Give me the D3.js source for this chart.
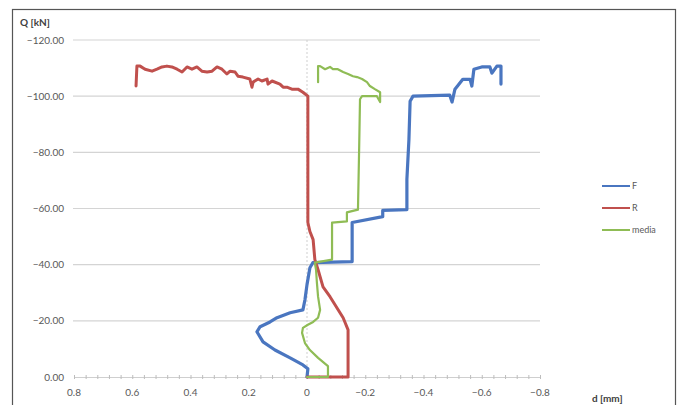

━━━━━━━━━━

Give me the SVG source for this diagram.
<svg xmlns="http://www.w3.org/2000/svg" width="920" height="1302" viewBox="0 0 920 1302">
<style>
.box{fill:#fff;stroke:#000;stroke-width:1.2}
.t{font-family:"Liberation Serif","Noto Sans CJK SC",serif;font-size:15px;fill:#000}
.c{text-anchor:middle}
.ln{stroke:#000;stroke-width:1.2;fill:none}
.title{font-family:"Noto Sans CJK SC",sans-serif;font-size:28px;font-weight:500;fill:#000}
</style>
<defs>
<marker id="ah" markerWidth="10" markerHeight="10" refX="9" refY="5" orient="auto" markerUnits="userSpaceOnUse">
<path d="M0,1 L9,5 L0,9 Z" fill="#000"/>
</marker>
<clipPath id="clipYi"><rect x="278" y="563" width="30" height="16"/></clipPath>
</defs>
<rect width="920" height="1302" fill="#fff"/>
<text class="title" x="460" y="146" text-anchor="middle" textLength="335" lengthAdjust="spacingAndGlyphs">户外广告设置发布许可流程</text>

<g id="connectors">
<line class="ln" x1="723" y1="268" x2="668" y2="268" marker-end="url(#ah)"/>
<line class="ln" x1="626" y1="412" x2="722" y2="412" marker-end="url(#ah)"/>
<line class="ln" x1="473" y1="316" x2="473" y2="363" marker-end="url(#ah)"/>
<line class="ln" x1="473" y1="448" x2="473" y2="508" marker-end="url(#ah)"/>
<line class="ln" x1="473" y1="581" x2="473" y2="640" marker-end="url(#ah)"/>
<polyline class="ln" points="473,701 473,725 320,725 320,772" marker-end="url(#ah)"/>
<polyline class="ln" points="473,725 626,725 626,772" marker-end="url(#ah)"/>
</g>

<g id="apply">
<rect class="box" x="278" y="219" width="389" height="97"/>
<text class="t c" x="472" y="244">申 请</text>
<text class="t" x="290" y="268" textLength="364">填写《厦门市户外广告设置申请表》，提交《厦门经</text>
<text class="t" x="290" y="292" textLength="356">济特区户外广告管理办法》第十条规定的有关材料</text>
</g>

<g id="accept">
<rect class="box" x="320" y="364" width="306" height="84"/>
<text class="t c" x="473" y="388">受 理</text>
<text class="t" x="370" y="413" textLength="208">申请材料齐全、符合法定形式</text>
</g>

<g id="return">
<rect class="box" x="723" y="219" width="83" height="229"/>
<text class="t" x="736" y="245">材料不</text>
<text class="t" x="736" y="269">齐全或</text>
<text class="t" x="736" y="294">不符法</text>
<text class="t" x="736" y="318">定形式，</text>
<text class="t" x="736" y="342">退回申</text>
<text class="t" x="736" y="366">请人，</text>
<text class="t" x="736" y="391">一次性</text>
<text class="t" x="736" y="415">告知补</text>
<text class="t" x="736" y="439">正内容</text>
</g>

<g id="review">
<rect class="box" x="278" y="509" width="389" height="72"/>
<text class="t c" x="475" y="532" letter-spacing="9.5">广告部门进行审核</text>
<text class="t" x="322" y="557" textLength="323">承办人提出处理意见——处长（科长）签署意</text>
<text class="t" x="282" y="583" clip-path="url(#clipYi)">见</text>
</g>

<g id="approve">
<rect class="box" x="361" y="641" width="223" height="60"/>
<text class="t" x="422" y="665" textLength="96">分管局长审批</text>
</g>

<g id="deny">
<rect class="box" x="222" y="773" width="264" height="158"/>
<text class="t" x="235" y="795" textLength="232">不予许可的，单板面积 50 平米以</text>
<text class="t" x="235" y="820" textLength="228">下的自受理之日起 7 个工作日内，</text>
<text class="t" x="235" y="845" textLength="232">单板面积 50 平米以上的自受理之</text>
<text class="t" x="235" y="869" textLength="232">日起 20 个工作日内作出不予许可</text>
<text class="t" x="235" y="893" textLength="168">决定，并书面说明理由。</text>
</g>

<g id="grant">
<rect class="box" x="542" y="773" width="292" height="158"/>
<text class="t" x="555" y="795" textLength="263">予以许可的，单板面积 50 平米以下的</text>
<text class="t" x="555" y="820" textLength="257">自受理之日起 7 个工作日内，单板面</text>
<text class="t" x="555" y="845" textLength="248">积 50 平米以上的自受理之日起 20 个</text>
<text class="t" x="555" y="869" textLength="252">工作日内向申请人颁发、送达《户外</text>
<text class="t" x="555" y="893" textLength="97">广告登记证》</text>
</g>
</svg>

━━━━━━━━━━

§ WRITTEN REQUEST: Return all lines containing "this".

§ OUTPUT OF THE TASK:
Give me the D3.js source for this chart.
Give me the SVG source for this diagram.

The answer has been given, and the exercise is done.